> _WHAT YOU WILL DO_:
Exactly repeat the material, dropping only the pictures.

> _RAW DATA_:

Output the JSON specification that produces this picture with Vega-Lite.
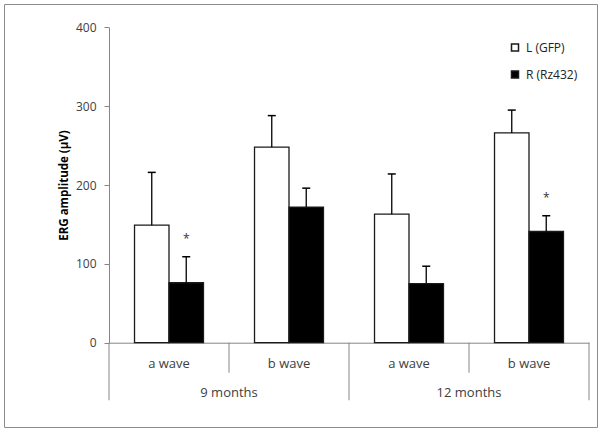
{
  "$schema": "https://vega.github.io/schema/vega-lite/v6.json",
  "width": 593,
  "height": 423,
  "autosize": {"type": "none"},
  "padding": {"left": 4, "top": 4, "right": 5, "bottom": 5},
  "background": "white",
  "config": {
    "view": {"stroke": "#8c8c8c"},
    "font": "Open Sans",
    "axis": {"grid": false, "domainColor": "#868686", "tickColor": "#868686", "labelFont": "Open Sans", "labelFontSize": 12, "labelColor": "#404040"}
  },
  "data": {
    "values": [
      {"month": "9 months", "wave": "a wave", "cat": "9 months a wave", "group": "L (GFP)", "value": 149, "upper": 216, "sig": ""},
      {"month": "9 months", "wave": "a wave", "cat": "9 months a wave", "group": "R (Rz432)", "value": 76, "upper": 109, "sig": "*"},
      {"month": "9 months", "wave": "b wave", "cat": "9 months b wave", "group": "L (GFP)", "value": 248, "upper": 288, "sig": ""},
      {"month": "9 months", "wave": "b wave", "cat": "9 months b wave", "group": "R (Rz432)", "value": 172, "upper": 196, "sig": ""},
      {"month": "12 months", "wave": "a wave", "cat": "12 months a wave", "group": "L (GFP)", "value": 163, "upper": 214, "sig": ""},
      {"month": "12 months", "wave": "a wave", "cat": "12 months a wave", "group": "R (Rz432)", "value": 75, "upper": 97, "sig": ""},
      {"month": "12 months", "wave": "b wave", "cat": "12 months b wave", "group": "L (GFP)", "value": 266, "upper": 295, "sig": ""},
      {"month": "12 months", "wave": "b wave", "cat": "12 months b wave", "group": "R (Rz432)", "value": 141, "upper": 161, "sig": "*"}
    ]
  },
  "encoding": {
    "x": {
      "field": "cat", "type": "nominal",
      "sort": ["9 months a wave", "9 months b wave", "12 months a wave", "12 months b wave"],
      "scale": {"range": [105, 585], "paddingInner": 0, "paddingOuter": 0},
      "axis": {"orient": "bottom", "offset": -84.3, "ticks": false, "labelPadding": 15, "labelFontSize": 13, "labelExpr": "slice(datum.value, -6)", "labelAngle": 0, "title": null}
    }
  },
  "layer": [
    {
      "mark": {"type": "bar", "stroke": "#1a1a1a", "strokeWidth": 1.3},
      "encoding": {
        "xOffset": {"field": "group", "type": "nominal", "scale": {"paddingInner": 0, "paddingOuter": 0.74}},
        "y": {
          "field": "value", "type": "quantitative",
          "scale": {"domain": [0, 400], "range": [338.7, 23.3], "nice": false},
          "axis": {"orient": "left", "offset": -105, "values": [0, 100, 200, 300, 400], "tickSize": 5, "labelPadding": 8, "title": "ERG  amplitude (µV)", "titleFontSize": 11.5, "titleFontWeight": "bold", "titleColor": "#000000", "titlePadding": 6}
        },
        "fill": {
          "field": "group", "type": "nominal",
          "scale": {"range": ["#ffffff", "#000000"]},
          "legend": {"orient": "none", "legendX": 505, "legendY": 37.5, "title": null, "symbolType": "square", "symbolSize": 49, "labelOffset": 5, "labelFontSize": 12, "labelColor": "#222222", "rowPadding": 13}
        }
      }
    },
    {
      "mark": {"type": "rule", "color": "#000000", "strokeWidth": 1.3},
      "encoding": {
        "xOffset": {"field": "group", "type": "nominal"},
        "y": {"field": "value", "type": "quantitative"},
        "y2": {"field": "upper"}
      }
    },
    {
      "mark": {"type": "point", "shape": "stroke", "size": 64, "strokeWidth": 1.5, "color": "#000000", "filled": false, "opacity": 1},
      "encoding": {
        "xOffset": {"field": "group", "type": "nominal"},
        "y": {"field": "upper", "type": "quantitative"}
      }
    },
    {
      "transform": [{"filter": "datum.sig == '*'"}],
      "mark": {"type": "text", "baseline": "middle", "dy": -18, "fontSize": 12, "color": "#333333"},
      "encoding": {
        "xOffset": {"field": "group", "type": "nominal"},
        "y": {"field": "upper", "type": "quantitative"},
        "text": {"field": "sig"}
      }
    },
    {
      "transform": [{"filter": "datum.group == 'L (GFP)' && datum.wave == 'b wave'"}],
      "mark": {"type": "rule", "color": "#868686", "strokeWidth": 1},
      "encoding": {
        "x": {"field": "cat", "type": "nominal", "bandPosition": 0},
        "y": {"datum": 0, "type": "quantitative"},
        "y2": {"datum": -38}
      }
    },
    {
      "transform": [{"filter": "datum.group == 'L (GFP)' && datum.wave == 'a wave'"}],
      "mark": {"type": "rule", "color": "#868686", "strokeWidth": 1},
      "encoding": {
        "x": {"field": "cat", "type": "nominal", "bandPosition": 0},
        "y": {"datum": 0, "type": "quantitative"},
        "y2": {"datum": -73}
      }
    },
    {
      "transform": [{"filter": "datum.group == 'L (GFP)' && datum.cat == '12 months b wave'"}],
      "mark": {"type": "rule", "color": "#868686", "strokeWidth": 1},
      "encoding": {
        "x": {"field": "cat", "type": "nominal", "bandPosition": 1},
        "y": {"datum": 0, "type": "quantitative"},
        "y2": {"datum": -73}
      }
    },
    {
      "transform": [{"filter": "datum.group == 'L (GFP)' && datum.wave == 'a wave'"}],
      "mark": {"type": "text", "baseline": "middle", "dy": 50, "fontSize": 13, "color": "#404040"},
      "encoding": {
        "x": {"field": "cat", "type": "nominal", "bandPosition": 1},
        "y": {"datum": 0, "type": "quantitative"},
        "text": {"field": "month"}
      }
    }
  ]
}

> _THE COMPLETED TASK_:
Output the JSON specification that produces this picture with Vega-Lite.
{
  "$schema": "https://vega.github.io/schema/vega-lite/v6.json",
  "width": 593,
  "height": 423,
  "autosize": {"type": "none"},
  "padding": {"left": 4, "top": 4, "right": 5, "bottom": 5},
  "background": "white",
  "config": {
    "view": {"stroke": "#8c8c8c"},
    "font": "Open Sans",
    "axis": {"grid": false, "domainColor": "#868686", "tickColor": "#868686", "labelFont": "Open Sans", "labelFontSize": 12, "labelColor": "#404040"}
  },
  "data": {
    "values": [
      {"month": "9 months", "wave": "a wave", "cat": "9 months a wave", "group": "L (GFP)", "value": 149, "upper": 216, "sig": ""},
      {"month": "9 months", "wave": "a wave", "cat": "9 months a wave", "group": "R (Rz432)", "value": 76, "upper": 109, "sig": "*"},
      {"month": "9 months", "wave": "b wave", "cat": "9 months b wave", "group": "L (GFP)", "value": 248, "upper": 288, "sig": ""},
      {"month": "9 months", "wave": "b wave", "cat": "9 months b wave", "group": "R (Rz432)", "value": 172, "upper": 196, "sig": ""},
      {"month": "12 months", "wave": "a wave", "cat": "12 months a wave", "group": "L (GFP)", "value": 163, "upper": 214, "sig": ""},
      {"month": "12 months", "wave": "a wave", "cat": "12 months a wave", "group": "R (Rz432)", "value": 75, "upper": 97, "sig": ""},
      {"month": "12 months", "wave": "b wave", "cat": "12 months b wave", "group": "L (GFP)", "value": 266, "upper": 295, "sig": ""},
      {"month": "12 months", "wave": "b wave", "cat": "12 months b wave", "group": "R (Rz432)", "value": 141, "upper": 161, "sig": "*"}
    ]
  },
  "encoding": {
    "x": {
      "field": "cat", "type": "nominal",
      "sort": ["9 months a wave", "9 months b wave", "12 months a wave", "12 months b wave"],
      "scale": {"range": [105, 585], "paddingInner": 0, "paddingOuter": 0},
      "axis": {"orient": "bottom", "offset": -84.3, "ticks": false, "labelPadding": 15, "labelFontSize": 13, "labelExpr": "slice(datum.value, -6)", "labelAngle": 0, "title": null}
    }
  },
  "layer": [
    {
      "mark": {"type": "bar", "stroke": "#1a1a1a", "strokeWidth": 1.3},
      "encoding": {
        "xOffset": {"field": "group", "type": "nominal", "scale": {"paddingInner": 0, "paddingOuter": 0.74}},
        "y": {
          "field": "value", "type": "quantitative",
          "scale": {"domain": [0, 400], "range": [338.7, 23.3], "nice": false},
          "axis": {"orient": "left", "offset": -105, "values": [0, 100, 200, 300, 400], "tickSize": 5, "labelPadding": 8, "title": "ERG  amplitude (µV)", "titleFontSize": 11.5, "titleFontWeight": "bold", "titleColor": "#000000", "titlePadding": 6}
        },
        "fill": {
          "field": "group", "type": "nominal",
          "scale": {"range": ["#ffffff", "#000000"]},
          "legend": {"orient": "none", "legendX": 505, "legendY": 37.5, "title": null, "symbolType": "square", "symbolSize": 49, "labelOffset": 5, "labelFontSize": 12, "labelColor": "#222222", "rowPadding": 13}
        }
      }
    },
    {
      "mark": {"type": "rule", "color": "#000000", "strokeWidth": 1.3},
      "encoding": {
        "xOffset": {"field": "group", "type": "nominal"},
        "y": {"field": "value", "type": "quantitative"},
        "y2": {"field": "upper"}
      }
    },
    {
      "mark": {"type": "point", "shape": "stroke", "size": 64, "strokeWidth": 1.5, "color": "#000000", "filled": false, "opacity": 1},
      "encoding": {
        "xOffset": {"field": "group", "type": "nominal"},
        "y": {"field": "upper", "type": "quantitative"}
      }
    },
    {
      "transform": [{"filter": "datum.sig == '*'"}],
      "mark": {"type": "text", "baseline": "middle", "dy": -18, "fontSize": 12, "color": "#333333"},
      "encoding": {
        "xOffset": {"field": "group", "type": "nominal"},
        "y": {"field": "upper", "type": "quantitative"},
        "text": {"field": "sig"}
      }
    },
    {
      "transform": [{"filter": "datum.group == 'L (GFP)' && datum.wave == 'b wave'"}],
      "mark": {"type": "rule", "color": "#868686", "strokeWidth": 1},
      "encoding": {
        "x": {"field": "cat", "type": "nominal", "bandPosition": 0},
        "y": {"datum": 0, "type": "quantitative"},
        "y2": {"datum": -38}
      }
    },
    {
      "transform": [{"filter": "datum.group == 'L (GFP)' && datum.wave == 'a wave'"}],
      "mark": {"type": "rule", "color": "#868686", "strokeWidth": 1},
      "encoding": {
        "x": {"field": "cat", "type": "nominal", "bandPosition": 0},
        "y": {"datum": 0, "type": "quantitative"},
        "y2": {"datum": -73}
      }
    },
    {
      "transform": [{"filter": "datum.group == 'L (GFP)' && datum.cat == '12 months b wave'"}],
      "mark": {"type": "rule", "color": "#868686", "strokeWidth": 1},
      "encoding": {
        "x": {"field": "cat", "type": "nominal", "bandPosition": 1},
        "y": {"datum": 0, "type": "quantitative"},
        "y2": {"datum": -73}
      }
    },
    {
      "transform": [{"filter": "datum.group == 'L (GFP)' && datum.wave == 'a wave'"}],
      "mark": {"type": "text", "baseline": "middle", "dy": 50, "fontSize": 13, "color": "#404040"},
      "encoding": {
        "x": {"field": "cat", "type": "nominal", "bandPosition": 1},
        "y": {"datum": 0, "type": "quantitative"},
        "text": {"field": "month"}
      }
    }
  ]
}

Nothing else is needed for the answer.